ITEMS
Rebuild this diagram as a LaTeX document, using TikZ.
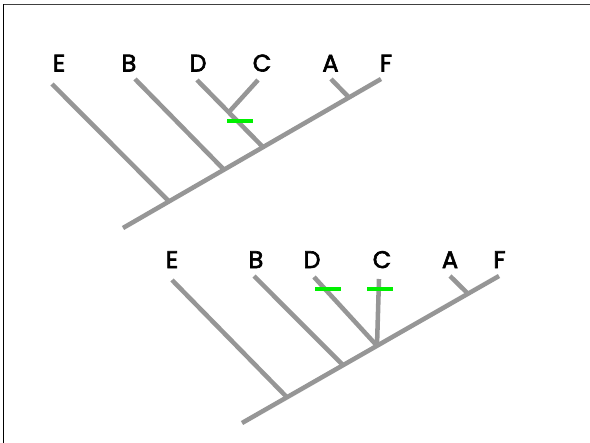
\documentclass[tikz,border=0pt]{standalone}
\usepackage{fontspec}
\newfontfamily\taxonfont{Poppins}[UprightFeatures={FakeBold=2.6}]
\definecolor{branch}{RGB}{150,150,150}
\definecolor{mark}{RGB}{0,240,0}
\begin{document}
\begin{tikzpicture}[x=0.75pt,y=-0.75pt,
  branchline/.style={draw=branch,line width=3.4pt},
  changebar/.style={draw=mark,line width=3pt},
  taxon/.style={anchor=base,inner sep=0pt,font=\taxonfont\fontsize{18}{21}\selectfont},
  frameline/.style={line width=1.1pt}]
\useasboundingbox (0,0) rectangle (590,443);
% frame: top and left edges only
\draw[frameline,draw=black!75] (3.5,4.5) -- (590,4.5);
\draw[frameline,draw=black] (3.5,4) -- (3.5,443);

% ---------- upper tree ----------
\coordinate (r1) at (123,228);
\coordinate (f1) at (381,79);
\coordinate (je1) at (169,201.4);
\coordinate (jb1) at (224,169.7);
\coordinate (jd1) at (263,147.1);
\coordinate (ja1) at (349,97.5);
\coordinate (jc1) at (229,112);
\coordinate (e1) at (52,84);
\coordinate (b1) at (135,79);
\coordinate (d1) at (197,80);
\coordinate (c1) at (258,80);
\coordinate (a1) at (331,79);
\node[taxon] (le1) at (59,71.5) {E};
\node[taxon] (lb1) at (129,71.5) {B};
\node[taxon] (ld1) at (198,71.5) {D};
\node[taxon] (lc1) at (262,71.5) {C};
\node[taxon] (la1) at (330.5,71.5) {A};
\node[taxon] (lf1) at (386,71.5) {F};
\draw[branchline] (r1) -- (f1);
\draw[branchline] (e1) -- (je1);
\draw[branchline] (b1) -- (jb1);
\draw[branchline] (d1) -- (jd1);
\draw[branchline] (c1) -- (jc1);
\draw[branchline] (a1) -- (ja1);
\coordinate (g1a) at (227,121);
\coordinate (g1b) at (253,121);
\draw[changebar] (g1a) -- (g1b);

% ---------- lower tree ----------
\coordinate (r2) at (242,423);
\coordinate (f2) at (499,276);
\coordinate (je2) at (287,397.3);
\coordinate (jb2) at (343,365.2);
\coordinate (jdc2) at (377,345.8);
\coordinate (ja2) at (468,293.7);
\coordinate (e2) at (172,280);
\coordinate (b2) at (254,276);
\coordinate (d2) at (314,277);
\coordinate (c2) at (379,279);
\coordinate (a2) at (450,276);
\node[taxon] (le2) at (172,268) {E};
\node[taxon] (lb2) at (256,268) {B};
\node[taxon] (ld2) at (312,268) {D};
\node[taxon] (lc2) at (382,268) {C};
\node[taxon] (la2) at (450,268) {A};
\node[taxon] (lf2) at (499.5,268) {F};
\draw[branchline] (r2) -- (f2);
\draw[branchline] (e2) -- (je2);
\draw[branchline] (b2) -- (jb2);
\draw[branchline] (d2) -- (jdc2);
\draw[branchline] (c2) -- (jdc2);
\draw[branchline] (a2) -- (ja2);
\coordinate (g2a) at (315,289);
\coordinate (g2b) at (341,289);
\coordinate (g3a) at (367,289);
\coordinate (g3b) at (393,289);
\draw[changebar] (g2a) -- (g2b);
\draw[changebar] (g3a) -- (g3b);
\end{tikzpicture}
\end{document}
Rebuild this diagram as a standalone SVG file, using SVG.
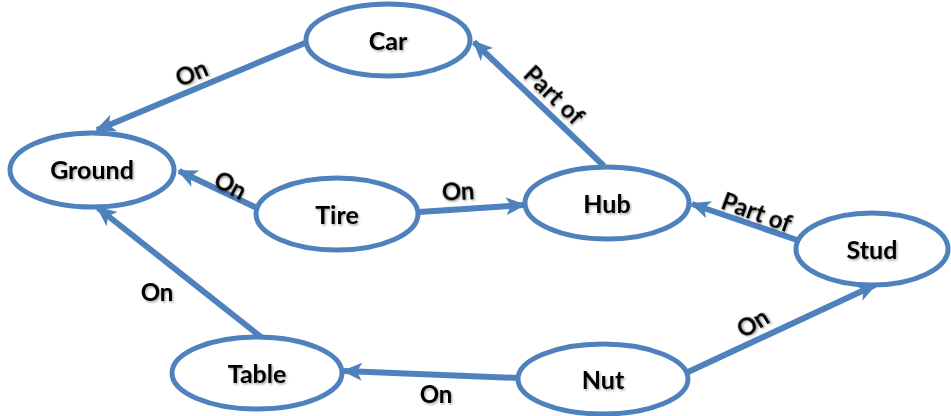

THE TASK
For the string "this", count the lines of the entries above that include it; answer with the number only.

EXERCISE RESPONSE
2